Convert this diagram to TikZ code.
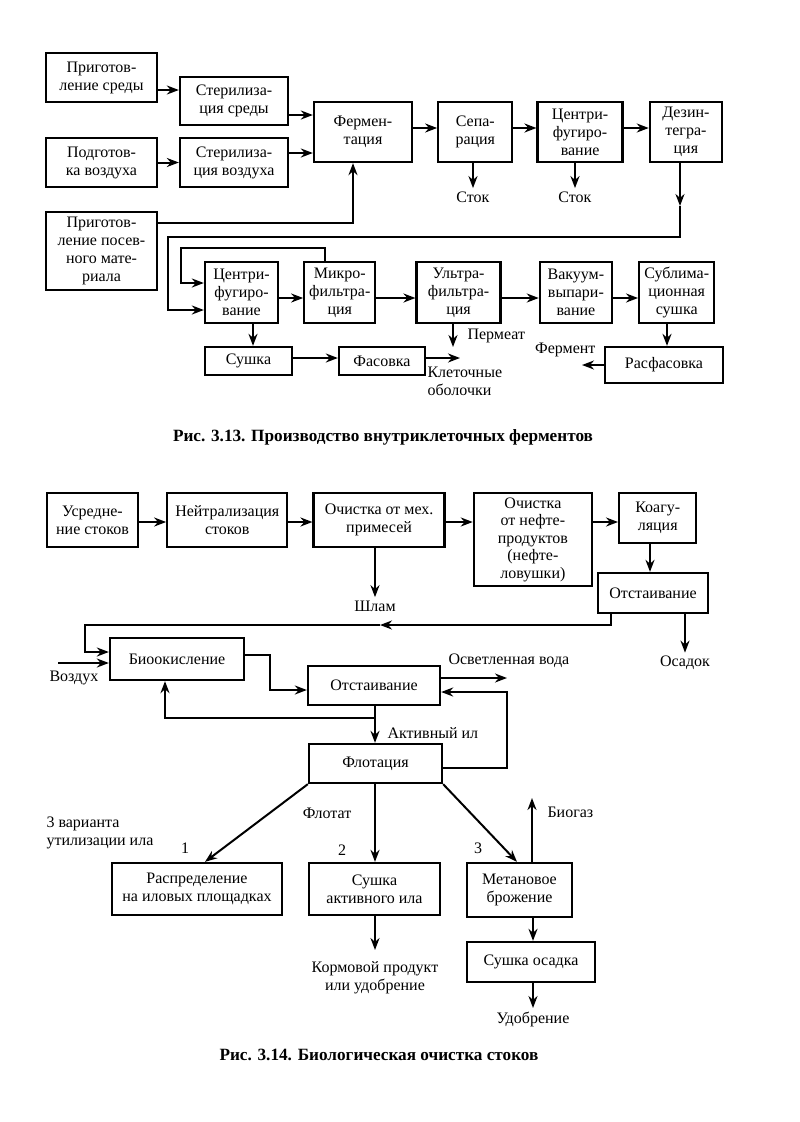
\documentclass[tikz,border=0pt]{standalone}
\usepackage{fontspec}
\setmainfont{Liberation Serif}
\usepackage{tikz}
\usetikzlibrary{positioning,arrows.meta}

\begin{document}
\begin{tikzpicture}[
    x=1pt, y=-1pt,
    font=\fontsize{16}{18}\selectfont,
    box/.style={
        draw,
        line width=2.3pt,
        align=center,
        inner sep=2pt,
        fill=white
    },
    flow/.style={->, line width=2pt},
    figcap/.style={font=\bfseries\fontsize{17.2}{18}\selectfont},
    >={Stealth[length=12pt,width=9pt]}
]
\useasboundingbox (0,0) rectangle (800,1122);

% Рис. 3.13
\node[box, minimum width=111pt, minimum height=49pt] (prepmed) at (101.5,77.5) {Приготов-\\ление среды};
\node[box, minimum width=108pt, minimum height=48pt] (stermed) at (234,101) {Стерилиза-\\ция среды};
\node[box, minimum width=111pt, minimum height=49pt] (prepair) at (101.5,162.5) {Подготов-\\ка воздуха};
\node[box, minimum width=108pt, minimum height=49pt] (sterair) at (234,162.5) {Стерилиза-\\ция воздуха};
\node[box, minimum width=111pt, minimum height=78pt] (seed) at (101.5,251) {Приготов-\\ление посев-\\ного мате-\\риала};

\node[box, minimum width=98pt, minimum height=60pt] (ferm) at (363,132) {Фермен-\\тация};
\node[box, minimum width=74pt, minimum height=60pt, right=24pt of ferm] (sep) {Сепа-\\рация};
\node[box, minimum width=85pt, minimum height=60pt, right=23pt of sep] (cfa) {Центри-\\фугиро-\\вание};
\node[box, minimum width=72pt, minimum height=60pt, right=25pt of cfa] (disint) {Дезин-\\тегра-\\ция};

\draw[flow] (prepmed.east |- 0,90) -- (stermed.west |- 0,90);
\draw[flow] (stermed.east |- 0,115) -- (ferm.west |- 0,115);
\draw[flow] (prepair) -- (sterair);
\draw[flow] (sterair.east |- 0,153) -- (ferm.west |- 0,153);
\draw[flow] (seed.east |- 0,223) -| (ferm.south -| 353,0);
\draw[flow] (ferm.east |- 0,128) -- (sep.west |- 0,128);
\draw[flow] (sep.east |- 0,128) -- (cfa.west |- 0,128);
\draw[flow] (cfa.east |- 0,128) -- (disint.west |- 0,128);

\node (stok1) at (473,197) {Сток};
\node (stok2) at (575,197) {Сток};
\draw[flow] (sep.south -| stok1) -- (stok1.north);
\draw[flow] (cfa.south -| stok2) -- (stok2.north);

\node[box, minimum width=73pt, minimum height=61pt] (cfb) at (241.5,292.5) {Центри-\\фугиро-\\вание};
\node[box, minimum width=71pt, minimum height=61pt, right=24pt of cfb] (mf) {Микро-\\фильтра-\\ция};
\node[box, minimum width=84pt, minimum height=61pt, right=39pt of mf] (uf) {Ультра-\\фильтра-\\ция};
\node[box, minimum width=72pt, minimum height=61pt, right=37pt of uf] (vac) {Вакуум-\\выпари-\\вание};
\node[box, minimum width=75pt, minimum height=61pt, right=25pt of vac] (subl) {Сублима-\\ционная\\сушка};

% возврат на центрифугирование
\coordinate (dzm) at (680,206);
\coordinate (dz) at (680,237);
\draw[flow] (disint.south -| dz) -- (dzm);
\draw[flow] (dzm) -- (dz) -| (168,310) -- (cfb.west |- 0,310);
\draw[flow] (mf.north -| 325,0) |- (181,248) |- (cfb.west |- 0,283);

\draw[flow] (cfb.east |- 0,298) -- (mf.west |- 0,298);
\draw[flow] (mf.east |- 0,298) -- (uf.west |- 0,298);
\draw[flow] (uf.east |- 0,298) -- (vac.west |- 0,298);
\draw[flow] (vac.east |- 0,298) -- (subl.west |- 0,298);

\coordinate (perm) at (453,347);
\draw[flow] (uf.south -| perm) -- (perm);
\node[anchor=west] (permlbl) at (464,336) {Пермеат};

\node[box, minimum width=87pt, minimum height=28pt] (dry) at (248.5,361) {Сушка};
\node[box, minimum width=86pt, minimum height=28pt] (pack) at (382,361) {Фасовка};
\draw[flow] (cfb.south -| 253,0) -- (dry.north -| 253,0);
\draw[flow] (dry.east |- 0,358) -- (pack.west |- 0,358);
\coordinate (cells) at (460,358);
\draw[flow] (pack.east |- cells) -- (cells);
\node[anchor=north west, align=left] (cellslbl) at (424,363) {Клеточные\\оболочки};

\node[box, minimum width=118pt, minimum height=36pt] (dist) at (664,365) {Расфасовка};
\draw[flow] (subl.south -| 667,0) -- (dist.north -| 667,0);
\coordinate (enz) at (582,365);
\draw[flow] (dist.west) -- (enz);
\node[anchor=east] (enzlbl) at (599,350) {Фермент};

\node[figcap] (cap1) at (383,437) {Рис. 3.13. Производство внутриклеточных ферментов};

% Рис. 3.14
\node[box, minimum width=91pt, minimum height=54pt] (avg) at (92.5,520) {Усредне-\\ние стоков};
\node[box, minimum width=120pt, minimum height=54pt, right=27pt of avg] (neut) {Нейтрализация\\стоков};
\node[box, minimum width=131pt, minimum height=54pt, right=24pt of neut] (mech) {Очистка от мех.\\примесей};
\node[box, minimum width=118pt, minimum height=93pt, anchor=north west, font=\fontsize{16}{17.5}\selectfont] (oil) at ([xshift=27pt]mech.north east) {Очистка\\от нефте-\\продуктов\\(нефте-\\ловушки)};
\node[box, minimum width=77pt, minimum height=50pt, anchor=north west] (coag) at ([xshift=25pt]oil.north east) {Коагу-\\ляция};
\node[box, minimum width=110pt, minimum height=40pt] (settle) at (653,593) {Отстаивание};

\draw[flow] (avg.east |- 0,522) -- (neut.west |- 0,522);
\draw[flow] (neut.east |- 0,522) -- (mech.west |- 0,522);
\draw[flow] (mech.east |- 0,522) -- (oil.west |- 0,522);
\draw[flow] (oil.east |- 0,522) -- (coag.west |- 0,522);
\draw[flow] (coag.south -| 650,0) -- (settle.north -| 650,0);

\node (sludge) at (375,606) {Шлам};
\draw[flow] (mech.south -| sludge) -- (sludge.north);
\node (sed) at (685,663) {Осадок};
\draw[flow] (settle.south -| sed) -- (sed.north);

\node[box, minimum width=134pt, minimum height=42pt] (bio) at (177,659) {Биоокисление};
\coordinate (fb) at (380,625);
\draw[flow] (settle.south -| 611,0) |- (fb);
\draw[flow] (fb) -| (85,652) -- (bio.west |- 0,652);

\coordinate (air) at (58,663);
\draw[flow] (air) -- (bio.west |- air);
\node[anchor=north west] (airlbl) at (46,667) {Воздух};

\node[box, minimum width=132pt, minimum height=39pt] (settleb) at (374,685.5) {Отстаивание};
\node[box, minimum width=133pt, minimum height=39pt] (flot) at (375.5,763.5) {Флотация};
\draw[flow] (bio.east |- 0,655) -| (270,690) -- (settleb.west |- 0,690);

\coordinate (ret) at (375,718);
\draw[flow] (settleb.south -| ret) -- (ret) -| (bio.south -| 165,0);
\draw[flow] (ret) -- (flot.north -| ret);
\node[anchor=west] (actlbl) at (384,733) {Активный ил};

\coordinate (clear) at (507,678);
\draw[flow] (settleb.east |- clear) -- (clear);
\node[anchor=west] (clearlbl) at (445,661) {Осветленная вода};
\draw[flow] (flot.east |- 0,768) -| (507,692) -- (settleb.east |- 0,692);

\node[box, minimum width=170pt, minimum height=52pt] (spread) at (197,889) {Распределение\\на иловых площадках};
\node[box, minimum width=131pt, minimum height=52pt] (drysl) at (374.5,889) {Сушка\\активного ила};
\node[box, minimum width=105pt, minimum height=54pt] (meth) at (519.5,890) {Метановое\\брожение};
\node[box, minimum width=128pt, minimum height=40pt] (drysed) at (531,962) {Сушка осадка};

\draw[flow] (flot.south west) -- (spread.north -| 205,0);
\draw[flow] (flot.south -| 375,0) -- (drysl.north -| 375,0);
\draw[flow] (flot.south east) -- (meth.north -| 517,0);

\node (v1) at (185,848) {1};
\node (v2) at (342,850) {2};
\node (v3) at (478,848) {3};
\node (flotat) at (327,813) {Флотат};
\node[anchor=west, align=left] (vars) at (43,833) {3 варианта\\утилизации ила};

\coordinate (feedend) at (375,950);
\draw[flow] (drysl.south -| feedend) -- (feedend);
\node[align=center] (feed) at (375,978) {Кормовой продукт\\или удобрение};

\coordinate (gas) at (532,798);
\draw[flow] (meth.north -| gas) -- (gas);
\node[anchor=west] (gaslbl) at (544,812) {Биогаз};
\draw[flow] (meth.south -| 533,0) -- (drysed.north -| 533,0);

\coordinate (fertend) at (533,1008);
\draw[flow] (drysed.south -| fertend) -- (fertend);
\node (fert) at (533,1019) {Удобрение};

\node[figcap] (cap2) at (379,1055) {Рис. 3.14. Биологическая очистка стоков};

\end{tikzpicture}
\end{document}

────────────────

* _Request_
Only the lines from the top of the data through the line with "(0,0) rectangle (800,1122);" should be quoted, exactly and with both ends kept; skip the pictures.

* _Written answer_
Convert this diagram to TikZ code.
\documentclass[tikz,border=0pt]{standalone}
\usepackage{fontspec}
\setmainfont{Liberation Serif}
\usepackage{tikz}
\usetikzlibrary{positioning,arrows.meta}

\begin{document}
\begin{tikzpicture}[
    x=1pt, y=-1pt,
    font=\fontsize{16}{18}\selectfont,
    box/.style={
        draw,
        line width=2.3pt,
        align=center,
        inner sep=2pt,
        fill=white
    },
    flow/.style={->, line width=2pt},
    figcap/.style={font=\bfseries\fontsize{17.2}{18}\selectfont},
    >={Stealth[length=12pt,width=9pt]}
]
\useasboundingbox (0,0) rectangle (800,1122);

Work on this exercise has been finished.